Are we living the Hunger Games?

Washington is rich not because it makes valuable things, but because it is powerful. With virtually everything subject to regulation, it pays to spend money influencing the regulators. As P.J. O’Rourke famously observed: “When buying and selling are controlled by legislation, the first things to be bought and sold are legislators.” But it’s not just bags-of-cash style corruption. Most of the D.C. boom is from lobbyists and PR people, and others who are retained to influence what the government does. It’s a cold calculation: You’re likely to get a much better return from an investment of $1 million on lobbying than on a similar investment in, say, a new factory or better worker training.

So Washington gets fat, and it does so on money taken from the rest of the country: Either directly, in the form of taxes, or indirectly in the form of money that otherwise would have gone to that factory or training program.

I’m not the only one to notice this, or even to make the Hunger Games analogy. As Ross Douthat wrote, “There aren’t tributes from Michigan and New Mexico fighting to the death in Dupont Circle just yet.

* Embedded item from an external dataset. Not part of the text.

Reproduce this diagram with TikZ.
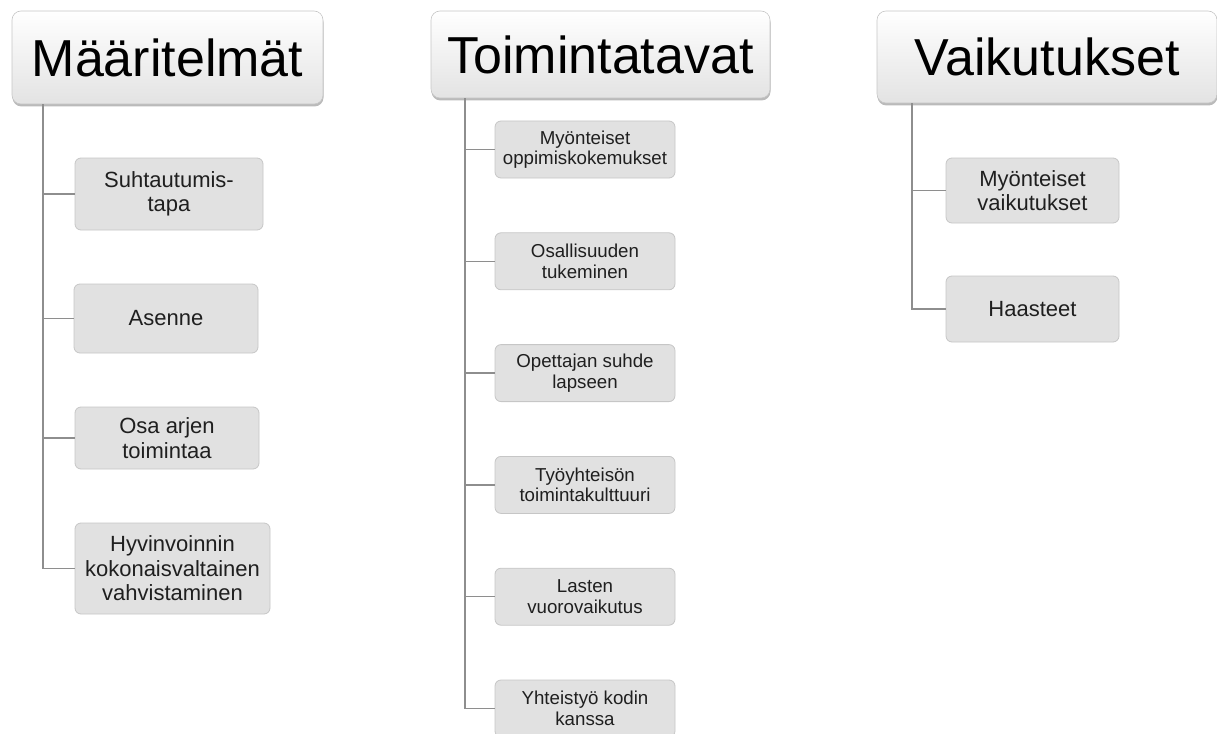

But it doesn’t seem like a sign of national health that America’s political capital is suddenly richer than our capitals of manufacturing and technology and finance, or that our leaders are more insulated than ever from the trends buffeting the people they’re supposed to serve.”

I always have a sense when I visit DC of a corrupt and decadent capital, bleeding the rest of the country, which it barely deigns to fly over, white.

[Update a while later]

Link was missing before. Fixed now, sorry.

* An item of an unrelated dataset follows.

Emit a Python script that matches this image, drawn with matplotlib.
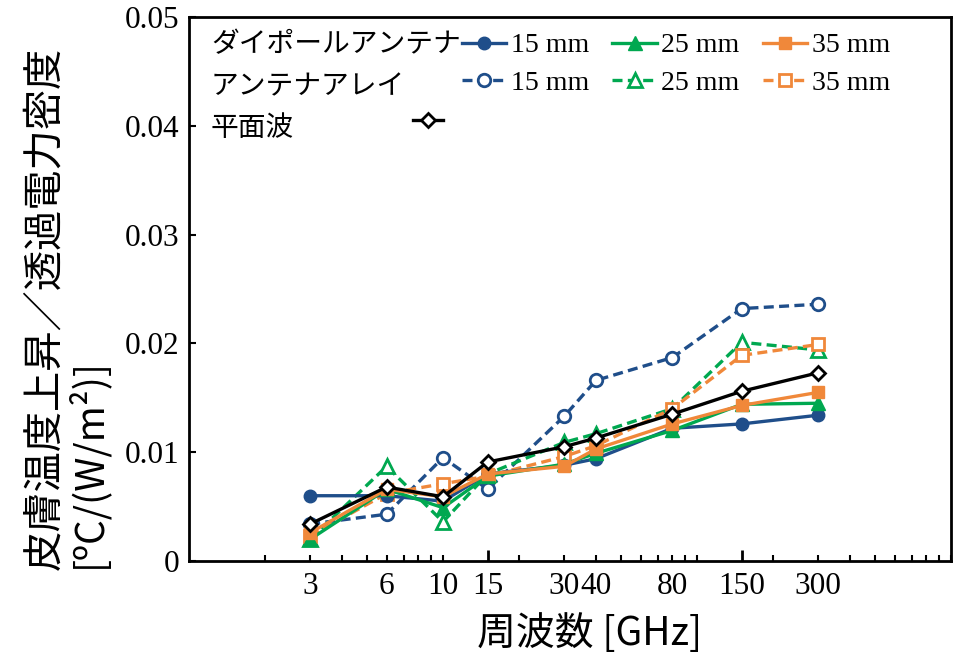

8 thoughts on “The DC Economy”

  1. I always have a sense when I visit DC of a corrupt and decadent capital, bleeding the rest of the country… white.

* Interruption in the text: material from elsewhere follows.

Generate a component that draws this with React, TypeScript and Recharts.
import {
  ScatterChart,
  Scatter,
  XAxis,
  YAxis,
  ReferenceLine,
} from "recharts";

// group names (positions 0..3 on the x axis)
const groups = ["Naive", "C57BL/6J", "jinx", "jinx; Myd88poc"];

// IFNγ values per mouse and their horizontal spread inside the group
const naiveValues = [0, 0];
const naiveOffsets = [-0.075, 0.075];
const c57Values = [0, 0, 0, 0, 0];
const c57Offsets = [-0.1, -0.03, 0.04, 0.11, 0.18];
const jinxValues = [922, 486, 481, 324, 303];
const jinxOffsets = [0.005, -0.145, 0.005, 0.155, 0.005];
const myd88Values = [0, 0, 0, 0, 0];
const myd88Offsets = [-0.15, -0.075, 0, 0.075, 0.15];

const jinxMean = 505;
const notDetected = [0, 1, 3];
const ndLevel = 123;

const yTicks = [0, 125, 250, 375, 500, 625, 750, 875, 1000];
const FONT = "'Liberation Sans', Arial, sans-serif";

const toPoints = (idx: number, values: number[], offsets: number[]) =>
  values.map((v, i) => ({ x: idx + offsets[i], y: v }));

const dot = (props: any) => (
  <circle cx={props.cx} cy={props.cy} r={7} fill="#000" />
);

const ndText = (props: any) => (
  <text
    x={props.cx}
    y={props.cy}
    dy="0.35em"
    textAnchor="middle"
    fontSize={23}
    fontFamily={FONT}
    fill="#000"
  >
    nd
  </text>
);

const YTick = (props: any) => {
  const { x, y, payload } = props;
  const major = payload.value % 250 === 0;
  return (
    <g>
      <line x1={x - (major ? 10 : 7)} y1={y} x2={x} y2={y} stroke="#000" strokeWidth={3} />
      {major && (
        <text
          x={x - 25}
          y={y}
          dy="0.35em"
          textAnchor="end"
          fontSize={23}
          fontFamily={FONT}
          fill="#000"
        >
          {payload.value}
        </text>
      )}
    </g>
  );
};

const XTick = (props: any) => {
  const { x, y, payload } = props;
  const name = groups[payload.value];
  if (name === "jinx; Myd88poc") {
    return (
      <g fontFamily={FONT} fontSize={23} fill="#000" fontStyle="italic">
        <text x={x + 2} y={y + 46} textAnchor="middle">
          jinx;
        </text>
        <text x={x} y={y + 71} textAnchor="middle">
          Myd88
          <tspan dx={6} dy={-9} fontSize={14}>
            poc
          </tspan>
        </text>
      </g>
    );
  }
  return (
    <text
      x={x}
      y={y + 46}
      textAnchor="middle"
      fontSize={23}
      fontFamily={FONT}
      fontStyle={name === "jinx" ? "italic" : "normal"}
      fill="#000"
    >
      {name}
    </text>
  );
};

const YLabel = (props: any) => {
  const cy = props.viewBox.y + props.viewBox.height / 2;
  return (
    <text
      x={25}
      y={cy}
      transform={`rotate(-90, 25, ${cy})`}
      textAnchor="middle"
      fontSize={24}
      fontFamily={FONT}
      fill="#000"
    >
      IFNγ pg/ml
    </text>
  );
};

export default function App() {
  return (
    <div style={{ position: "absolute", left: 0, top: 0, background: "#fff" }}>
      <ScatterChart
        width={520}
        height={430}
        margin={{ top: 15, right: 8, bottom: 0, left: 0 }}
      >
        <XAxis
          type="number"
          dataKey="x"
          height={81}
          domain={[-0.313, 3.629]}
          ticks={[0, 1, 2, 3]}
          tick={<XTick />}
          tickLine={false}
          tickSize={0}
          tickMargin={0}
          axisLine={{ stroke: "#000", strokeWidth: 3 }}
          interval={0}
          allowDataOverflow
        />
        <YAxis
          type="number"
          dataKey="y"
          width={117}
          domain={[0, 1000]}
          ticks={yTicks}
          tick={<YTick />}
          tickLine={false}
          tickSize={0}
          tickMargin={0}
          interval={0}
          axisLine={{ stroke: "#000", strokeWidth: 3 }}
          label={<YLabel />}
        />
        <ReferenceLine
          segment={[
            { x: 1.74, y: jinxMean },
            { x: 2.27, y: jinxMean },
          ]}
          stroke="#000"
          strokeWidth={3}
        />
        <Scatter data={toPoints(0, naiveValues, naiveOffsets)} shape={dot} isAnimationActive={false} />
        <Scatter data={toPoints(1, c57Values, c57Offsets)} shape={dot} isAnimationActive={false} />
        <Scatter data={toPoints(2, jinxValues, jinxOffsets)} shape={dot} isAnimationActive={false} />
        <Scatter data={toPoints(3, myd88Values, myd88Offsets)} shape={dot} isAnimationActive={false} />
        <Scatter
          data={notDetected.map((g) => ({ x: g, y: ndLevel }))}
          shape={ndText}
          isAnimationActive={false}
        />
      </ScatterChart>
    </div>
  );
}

    Implying that the country is white be raciss.

  2. You know I actually just watched the Hunger Games the other day for the first time on Blueray. I’d have to say it was a pretty good movie. I even popped it back in the next day and started the chapter right when they landed in the arena.

    It made me think of something I think I read of Victor Davis Hanson’s, that the rich often preferred to make the distinction quite clear as to who had the power and the wealth. Nowadays we drive the same cars that the rich drive, fly on airplanes that fundamentally perform every bit as well as a rich persons, and eat the same food that they eat. Although I’m sure the bouts between my smoked salmon days are probably a bit more infrequent. But you know if I wanted to shell out the $20 for a package of smoked salmon I’d just drive over to the corner store and get me some.

    The current aristocracy knows they can’t take away my smoked salmon. So, what ultimately drives the crowd in D.C nowadays is that relative wealth no longer distinguishes you, but rather power and control. Directly influencing the outcomes of peoples lives for many people means lots more in terms of satisfaction then just merely earning a buck.

    1. The game is rigged, but it doesn’t have to be. People just don’t care that it’s rigged. Those skyscrapers were paid for by the unfair advantage of market makers (and their dubious claim of bring liquidity to the table) in the penny gaps between bid and ask. If you have that advantage (the little guy never does) a single dime is worth millions of dollars in a single day (assuming a volume trading stock.) It doesn’t matter if the stock price goes up, down or remains the same. It’s having a priority in the gap that matters. Market makers play by rules that give them that advantage. It doesn’t have to be. A fair market with no advantage to anyone is completely doable.